Tender is the Night
How we cite our quotes:
Franz relaxed – or rather assumed the posture of one relaxed. "Now tell me about yourself and your plans?"
"I’ve only got one, Franz, and that’s to be a good psychologist – maybe to be the greatest one that ever lived" (2.4.21).
Dick’s innocence here seems rather ironic. The tone suggests that he is innocent to the fact that he’s chosen to deal with people who have, in one way or another, lost their innocence.
"Honestly, you don’t understand – I haven’t heard a thing."
Nor known, nor smelt, nor tasted, he might have added; only hot- cheeked girls in hot secret rooms. […] Now there was this scarcely saved waif of disaster bringing him the essence of a continent (2.5.40).
Though Nicole’s innocence has been shattered by her father, she still seems like a very innocent young woman when Dick meets her (and possibly throughout the novel). Yet here, Dick sees himself as the innocent one. He seems to see Nicole as a pathway to becoming less innocent.
"I know I wouldn’t be fit to marry any one for a long time," she said humbly.
Tangled with love in the moonlight she welcomed the anarchy of her lover (3.8.94).
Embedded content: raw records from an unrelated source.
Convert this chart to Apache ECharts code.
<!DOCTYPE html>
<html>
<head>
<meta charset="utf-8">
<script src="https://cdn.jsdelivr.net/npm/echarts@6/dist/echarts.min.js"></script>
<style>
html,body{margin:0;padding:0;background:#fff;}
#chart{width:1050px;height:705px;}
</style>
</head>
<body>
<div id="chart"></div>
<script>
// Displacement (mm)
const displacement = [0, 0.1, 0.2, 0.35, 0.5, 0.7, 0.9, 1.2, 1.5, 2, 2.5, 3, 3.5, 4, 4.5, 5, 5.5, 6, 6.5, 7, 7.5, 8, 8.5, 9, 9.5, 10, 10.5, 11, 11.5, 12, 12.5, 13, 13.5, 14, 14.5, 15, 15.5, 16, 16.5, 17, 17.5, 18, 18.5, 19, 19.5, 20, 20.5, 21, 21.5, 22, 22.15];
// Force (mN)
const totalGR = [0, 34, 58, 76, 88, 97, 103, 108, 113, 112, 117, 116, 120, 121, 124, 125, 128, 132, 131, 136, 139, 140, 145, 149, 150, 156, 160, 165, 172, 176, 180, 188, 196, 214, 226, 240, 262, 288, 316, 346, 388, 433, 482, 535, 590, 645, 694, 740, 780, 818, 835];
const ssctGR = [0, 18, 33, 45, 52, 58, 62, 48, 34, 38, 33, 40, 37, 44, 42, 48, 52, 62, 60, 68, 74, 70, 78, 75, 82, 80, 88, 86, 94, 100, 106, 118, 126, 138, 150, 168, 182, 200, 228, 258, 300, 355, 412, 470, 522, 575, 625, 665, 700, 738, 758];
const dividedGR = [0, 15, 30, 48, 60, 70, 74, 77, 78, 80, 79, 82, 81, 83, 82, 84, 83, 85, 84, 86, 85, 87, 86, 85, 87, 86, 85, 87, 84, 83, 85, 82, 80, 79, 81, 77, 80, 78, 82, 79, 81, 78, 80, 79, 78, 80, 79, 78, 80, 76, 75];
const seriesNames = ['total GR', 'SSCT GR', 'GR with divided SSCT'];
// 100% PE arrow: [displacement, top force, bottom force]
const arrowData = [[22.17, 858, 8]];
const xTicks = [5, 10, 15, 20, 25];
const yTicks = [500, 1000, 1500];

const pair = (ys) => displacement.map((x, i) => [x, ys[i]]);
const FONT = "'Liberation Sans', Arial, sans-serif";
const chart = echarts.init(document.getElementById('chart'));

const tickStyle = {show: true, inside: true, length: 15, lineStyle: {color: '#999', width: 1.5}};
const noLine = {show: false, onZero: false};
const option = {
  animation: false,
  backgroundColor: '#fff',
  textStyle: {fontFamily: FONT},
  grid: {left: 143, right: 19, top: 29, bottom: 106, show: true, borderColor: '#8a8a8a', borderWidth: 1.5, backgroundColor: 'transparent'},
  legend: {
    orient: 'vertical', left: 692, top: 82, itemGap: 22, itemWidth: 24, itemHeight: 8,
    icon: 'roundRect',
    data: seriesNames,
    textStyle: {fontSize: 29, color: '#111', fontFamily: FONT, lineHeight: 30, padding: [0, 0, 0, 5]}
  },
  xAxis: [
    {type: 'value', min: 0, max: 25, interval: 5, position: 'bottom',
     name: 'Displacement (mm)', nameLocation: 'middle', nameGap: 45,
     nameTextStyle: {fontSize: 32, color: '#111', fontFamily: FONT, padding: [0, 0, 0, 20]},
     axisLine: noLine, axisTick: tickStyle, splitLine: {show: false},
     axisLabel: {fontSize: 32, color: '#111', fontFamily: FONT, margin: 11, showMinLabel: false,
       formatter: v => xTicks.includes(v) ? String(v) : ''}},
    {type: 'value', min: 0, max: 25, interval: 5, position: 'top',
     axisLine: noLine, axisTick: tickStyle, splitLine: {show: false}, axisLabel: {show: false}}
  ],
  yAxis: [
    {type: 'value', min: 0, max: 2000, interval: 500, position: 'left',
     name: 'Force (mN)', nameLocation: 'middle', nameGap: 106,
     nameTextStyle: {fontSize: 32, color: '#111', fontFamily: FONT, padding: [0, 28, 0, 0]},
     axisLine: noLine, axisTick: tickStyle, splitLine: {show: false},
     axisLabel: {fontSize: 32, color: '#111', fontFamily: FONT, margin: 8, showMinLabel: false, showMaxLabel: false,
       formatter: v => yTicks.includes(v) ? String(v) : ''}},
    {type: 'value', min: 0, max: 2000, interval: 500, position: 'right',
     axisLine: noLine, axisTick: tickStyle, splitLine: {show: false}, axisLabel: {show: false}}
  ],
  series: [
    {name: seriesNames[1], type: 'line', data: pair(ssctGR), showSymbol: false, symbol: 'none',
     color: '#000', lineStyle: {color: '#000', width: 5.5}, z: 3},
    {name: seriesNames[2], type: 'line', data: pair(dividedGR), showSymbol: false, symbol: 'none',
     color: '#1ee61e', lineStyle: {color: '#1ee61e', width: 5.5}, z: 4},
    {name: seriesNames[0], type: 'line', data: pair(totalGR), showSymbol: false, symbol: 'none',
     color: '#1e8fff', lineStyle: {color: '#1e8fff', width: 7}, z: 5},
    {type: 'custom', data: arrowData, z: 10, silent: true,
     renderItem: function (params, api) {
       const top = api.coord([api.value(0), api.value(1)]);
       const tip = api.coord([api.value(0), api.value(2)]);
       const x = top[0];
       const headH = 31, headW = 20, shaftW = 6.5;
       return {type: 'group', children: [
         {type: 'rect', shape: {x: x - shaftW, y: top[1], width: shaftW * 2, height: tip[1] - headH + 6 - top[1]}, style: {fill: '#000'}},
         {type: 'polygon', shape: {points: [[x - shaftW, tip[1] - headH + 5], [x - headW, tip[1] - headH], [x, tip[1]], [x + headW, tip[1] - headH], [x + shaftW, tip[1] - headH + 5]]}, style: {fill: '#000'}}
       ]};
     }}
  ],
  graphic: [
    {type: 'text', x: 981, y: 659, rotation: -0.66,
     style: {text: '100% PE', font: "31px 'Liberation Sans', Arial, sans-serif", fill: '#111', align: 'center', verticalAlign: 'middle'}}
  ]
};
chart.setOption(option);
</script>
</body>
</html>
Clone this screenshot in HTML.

This can be seen as a return to innocence for Nicole. She sounds like some kind of mythic goddess, basking in the moon. Think about this. Her home is called Villa Diana. Diana is "the goddess of the hunt." She is later transformed into the moon goddess and is also a symbol of chastity. We could also look at her as an adulteress and her liaison with Tommy as a deeper fall from innocence. What do you think? Can sexual freedom constitute a return to innocence for Nicole?